───── INPUT DATA ─────

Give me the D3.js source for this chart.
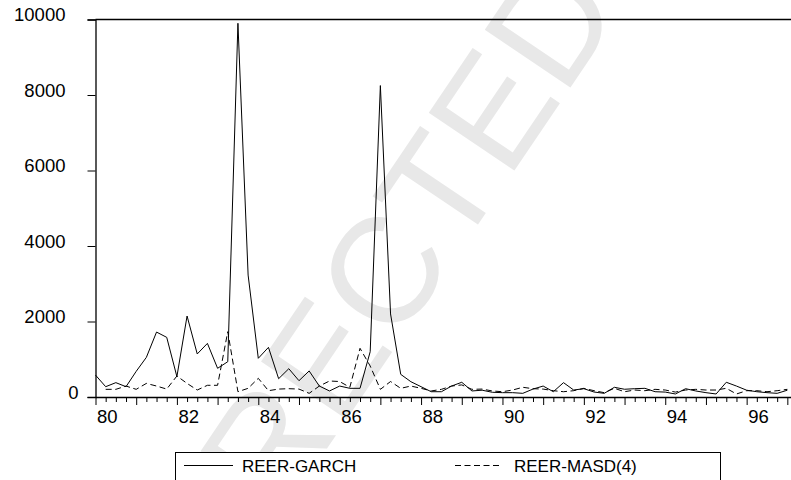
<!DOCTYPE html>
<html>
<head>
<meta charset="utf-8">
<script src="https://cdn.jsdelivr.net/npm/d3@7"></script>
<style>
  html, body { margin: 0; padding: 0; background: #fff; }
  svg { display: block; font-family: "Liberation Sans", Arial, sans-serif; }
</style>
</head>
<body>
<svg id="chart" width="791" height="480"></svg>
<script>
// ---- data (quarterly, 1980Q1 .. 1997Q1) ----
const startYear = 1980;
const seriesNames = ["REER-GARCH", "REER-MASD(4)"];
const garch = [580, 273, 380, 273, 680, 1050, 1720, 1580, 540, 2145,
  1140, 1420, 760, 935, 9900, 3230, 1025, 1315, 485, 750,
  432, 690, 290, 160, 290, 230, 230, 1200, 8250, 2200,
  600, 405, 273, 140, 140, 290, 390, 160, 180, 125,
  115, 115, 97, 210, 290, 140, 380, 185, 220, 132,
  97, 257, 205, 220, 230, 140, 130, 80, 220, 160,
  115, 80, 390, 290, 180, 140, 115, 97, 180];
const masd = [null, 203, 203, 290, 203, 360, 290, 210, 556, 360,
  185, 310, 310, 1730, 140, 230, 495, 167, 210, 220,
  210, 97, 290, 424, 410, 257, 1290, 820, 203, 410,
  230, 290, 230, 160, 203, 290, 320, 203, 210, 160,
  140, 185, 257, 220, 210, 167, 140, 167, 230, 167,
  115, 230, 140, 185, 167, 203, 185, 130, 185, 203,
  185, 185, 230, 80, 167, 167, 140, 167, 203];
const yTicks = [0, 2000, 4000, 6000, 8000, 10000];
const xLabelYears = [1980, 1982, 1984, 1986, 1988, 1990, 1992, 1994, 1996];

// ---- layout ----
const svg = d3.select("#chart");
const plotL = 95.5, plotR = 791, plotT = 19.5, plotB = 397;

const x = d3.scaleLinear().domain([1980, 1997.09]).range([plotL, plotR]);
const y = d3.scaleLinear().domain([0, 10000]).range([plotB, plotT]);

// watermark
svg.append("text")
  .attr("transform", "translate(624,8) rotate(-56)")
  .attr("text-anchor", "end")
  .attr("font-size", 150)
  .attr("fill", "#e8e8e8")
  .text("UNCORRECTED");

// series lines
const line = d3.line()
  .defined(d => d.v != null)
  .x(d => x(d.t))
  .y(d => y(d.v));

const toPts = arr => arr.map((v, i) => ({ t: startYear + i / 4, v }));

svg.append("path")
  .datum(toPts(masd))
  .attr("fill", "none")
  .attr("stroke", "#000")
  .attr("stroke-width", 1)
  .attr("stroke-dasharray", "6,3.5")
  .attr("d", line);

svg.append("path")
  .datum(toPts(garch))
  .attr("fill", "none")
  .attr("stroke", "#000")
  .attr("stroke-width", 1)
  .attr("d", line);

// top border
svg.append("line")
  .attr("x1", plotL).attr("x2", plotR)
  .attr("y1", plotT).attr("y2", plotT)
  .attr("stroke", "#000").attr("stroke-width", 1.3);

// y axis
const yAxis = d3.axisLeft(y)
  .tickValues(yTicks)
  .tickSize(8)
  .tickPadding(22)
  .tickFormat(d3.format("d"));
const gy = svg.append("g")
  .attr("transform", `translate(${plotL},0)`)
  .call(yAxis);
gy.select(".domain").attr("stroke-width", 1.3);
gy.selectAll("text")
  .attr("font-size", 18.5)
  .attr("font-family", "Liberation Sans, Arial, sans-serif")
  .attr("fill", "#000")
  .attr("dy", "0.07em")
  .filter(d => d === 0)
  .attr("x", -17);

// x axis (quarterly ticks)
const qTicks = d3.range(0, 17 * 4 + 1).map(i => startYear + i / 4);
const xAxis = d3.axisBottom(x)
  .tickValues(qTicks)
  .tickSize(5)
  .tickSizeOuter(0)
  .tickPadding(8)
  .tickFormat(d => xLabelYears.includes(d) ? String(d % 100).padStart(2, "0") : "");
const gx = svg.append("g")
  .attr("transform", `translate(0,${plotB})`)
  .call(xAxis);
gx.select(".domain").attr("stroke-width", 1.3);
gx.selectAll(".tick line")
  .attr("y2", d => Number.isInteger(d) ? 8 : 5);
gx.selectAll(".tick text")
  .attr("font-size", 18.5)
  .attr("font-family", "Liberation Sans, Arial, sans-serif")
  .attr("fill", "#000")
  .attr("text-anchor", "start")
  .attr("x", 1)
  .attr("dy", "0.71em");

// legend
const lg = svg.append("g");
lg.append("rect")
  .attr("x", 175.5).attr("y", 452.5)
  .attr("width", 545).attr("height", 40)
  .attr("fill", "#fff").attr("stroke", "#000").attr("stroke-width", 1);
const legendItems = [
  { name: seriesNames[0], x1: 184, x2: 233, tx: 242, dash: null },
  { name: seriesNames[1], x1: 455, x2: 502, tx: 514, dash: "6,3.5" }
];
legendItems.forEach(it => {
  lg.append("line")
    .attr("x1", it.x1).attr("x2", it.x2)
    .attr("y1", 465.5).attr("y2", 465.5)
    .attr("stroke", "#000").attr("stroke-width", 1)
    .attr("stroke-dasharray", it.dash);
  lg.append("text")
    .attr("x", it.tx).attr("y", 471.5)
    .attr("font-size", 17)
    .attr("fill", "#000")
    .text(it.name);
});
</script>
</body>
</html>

─────
───── INPUT DATA ─────

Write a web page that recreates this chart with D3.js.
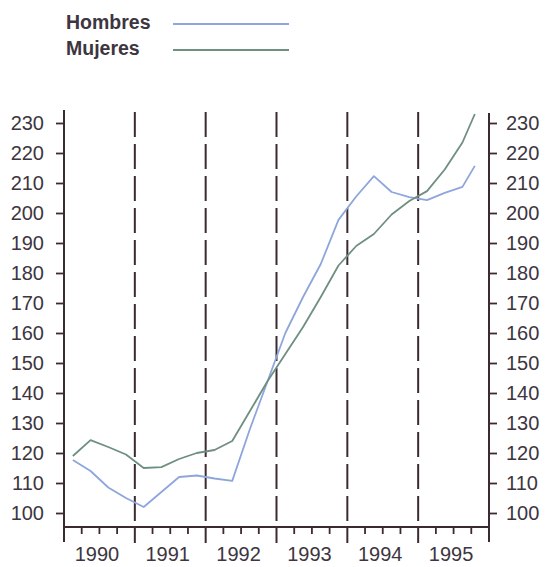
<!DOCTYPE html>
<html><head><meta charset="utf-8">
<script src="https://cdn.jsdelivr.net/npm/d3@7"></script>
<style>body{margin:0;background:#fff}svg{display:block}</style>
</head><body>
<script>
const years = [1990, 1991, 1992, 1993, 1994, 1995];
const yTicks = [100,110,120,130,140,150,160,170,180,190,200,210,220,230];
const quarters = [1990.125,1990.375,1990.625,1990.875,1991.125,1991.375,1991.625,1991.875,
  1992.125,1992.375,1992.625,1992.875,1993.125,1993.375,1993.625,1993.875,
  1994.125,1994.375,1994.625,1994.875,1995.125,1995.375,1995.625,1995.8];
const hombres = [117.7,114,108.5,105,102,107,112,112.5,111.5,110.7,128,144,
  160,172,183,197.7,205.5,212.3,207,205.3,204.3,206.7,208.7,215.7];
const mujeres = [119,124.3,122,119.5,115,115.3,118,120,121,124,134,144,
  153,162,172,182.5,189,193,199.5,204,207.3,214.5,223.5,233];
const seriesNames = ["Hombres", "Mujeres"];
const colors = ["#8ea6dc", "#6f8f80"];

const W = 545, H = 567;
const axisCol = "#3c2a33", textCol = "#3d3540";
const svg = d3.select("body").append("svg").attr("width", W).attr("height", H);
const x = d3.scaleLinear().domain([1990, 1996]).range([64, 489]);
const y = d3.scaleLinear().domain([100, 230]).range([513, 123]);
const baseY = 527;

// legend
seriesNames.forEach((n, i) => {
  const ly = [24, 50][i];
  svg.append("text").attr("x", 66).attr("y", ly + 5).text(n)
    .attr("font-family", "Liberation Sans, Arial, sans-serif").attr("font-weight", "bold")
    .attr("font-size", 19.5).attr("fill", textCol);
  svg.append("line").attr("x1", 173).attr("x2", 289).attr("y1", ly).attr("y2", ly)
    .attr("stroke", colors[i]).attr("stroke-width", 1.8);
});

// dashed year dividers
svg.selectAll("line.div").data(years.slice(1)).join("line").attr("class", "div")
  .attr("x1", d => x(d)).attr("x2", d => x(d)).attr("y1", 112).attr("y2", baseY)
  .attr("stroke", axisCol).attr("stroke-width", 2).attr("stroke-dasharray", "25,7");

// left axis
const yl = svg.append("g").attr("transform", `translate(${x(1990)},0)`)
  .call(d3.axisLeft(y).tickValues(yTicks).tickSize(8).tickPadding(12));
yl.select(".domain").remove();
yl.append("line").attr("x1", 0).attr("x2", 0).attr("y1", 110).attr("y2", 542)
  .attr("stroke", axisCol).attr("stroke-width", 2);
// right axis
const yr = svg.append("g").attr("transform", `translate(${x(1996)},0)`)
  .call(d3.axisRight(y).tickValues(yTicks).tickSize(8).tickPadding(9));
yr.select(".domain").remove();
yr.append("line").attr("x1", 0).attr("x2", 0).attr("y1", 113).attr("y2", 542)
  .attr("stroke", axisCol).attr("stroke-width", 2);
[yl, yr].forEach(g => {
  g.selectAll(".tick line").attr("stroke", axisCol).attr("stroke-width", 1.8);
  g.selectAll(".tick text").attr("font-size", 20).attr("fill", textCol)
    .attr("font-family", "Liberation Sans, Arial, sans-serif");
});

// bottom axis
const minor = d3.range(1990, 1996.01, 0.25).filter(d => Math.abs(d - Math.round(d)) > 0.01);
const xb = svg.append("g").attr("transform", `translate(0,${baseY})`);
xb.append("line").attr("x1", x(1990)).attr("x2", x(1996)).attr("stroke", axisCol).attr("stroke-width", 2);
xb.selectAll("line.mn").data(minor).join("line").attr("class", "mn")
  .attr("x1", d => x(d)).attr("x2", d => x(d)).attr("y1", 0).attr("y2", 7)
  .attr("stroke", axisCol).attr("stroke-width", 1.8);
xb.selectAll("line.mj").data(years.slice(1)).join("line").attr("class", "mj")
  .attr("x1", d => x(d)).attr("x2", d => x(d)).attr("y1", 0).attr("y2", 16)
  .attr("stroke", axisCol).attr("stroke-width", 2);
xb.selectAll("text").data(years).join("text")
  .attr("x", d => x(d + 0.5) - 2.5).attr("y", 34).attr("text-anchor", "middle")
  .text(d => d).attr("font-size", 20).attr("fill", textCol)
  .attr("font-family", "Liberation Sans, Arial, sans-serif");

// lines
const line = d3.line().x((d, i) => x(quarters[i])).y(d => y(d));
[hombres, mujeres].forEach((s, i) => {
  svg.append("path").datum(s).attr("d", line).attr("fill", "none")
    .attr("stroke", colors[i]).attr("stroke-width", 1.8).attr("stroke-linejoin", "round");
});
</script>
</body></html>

─────

#### [WORK TO DO]
Look above for the line with "Give me the D3.js source for this chart.", then print it and each line after it down to and including the line with "d3.scaleLinear().domain([0, 10000]).range([plotB, plotT]);". Leave out the pictures and keep the wording exact.

#### [CORRECT OUTPUT]
Give me the D3.js source for this chart.
<!DOCTYPE html>
<html>
<head>
<meta charset="utf-8">
<script src="https://cdn.jsdelivr.net/npm/d3@7"></script>
<style>
  html, body { margin: 0; padding: 0; background: #fff; }
  svg { display: block; font-family: "Liberation Sans", Arial, sans-serif; }
</style>
</head>
<body>
<svg id="chart" width="791" height="480"></svg>
<script>
// ---- data (quarterly, 1980Q1 .. 1997Q1) ----
const startYear = 1980;
const seriesNames = ["REER-GARCH", "REER-MASD(4)"];
const garch = [580, 273, 380, 273, 680, 1050, 1720, 1580, 540, 2145,
  1140, 1420, 760, 935, 9900, 3230, 1025, 1315, 485, 750,
  432, 690, 290, 160, 290, 230, 230, 1200, 8250, 2200,
  600, 405, 273, 140, 140, 290, 390, 160, 180, 125,
  115, 115, 97, 210, 290, 140, 380, 185, 220, 132,
  97, 257, 205, 220, 230, 140, 130, 80, 220, 160,
  115, 80, 390, 290, 180, 140, 115, 97, 180];
const masd = [null, 203, 203, 290, 203, 360, 290, 210, 556, 360,
  185, 310, 310, 1730, 140, 230, 495, 167, 210, 220,
  210, 97, 290, 424, 410, 257, 1290, 820, 203, 410,
  230, 290, 230, 160, 203, 290, 320, 203, 210, 160,
  140, 185, 257, 220, 210, 167, 140, 167, 230, 167,
  115, 230, 140, 185, 167, 203, 185, 130, 185, 203,
  185, 185, 230, 80, 167, 167, 140, 167, 203];
const yTicks = [0, 2000, 4000, 6000, 8000, 10000];
const xLabelYears = [1980, 1982, 1984, 1986, 1988, 1990, 1992, 1994, 1996];

// ---- layout ----
const svg = d3.select("#chart");
const plotL = 95.5, plotR = 791, plotT = 19.5, plotB = 397;

const x = d3.scaleLinear().domain([1980, 1997.09]).range([plotL, plotR]);
const y = d3.scaleLinear().domain([0, 10000]).range([plotB, plotT]);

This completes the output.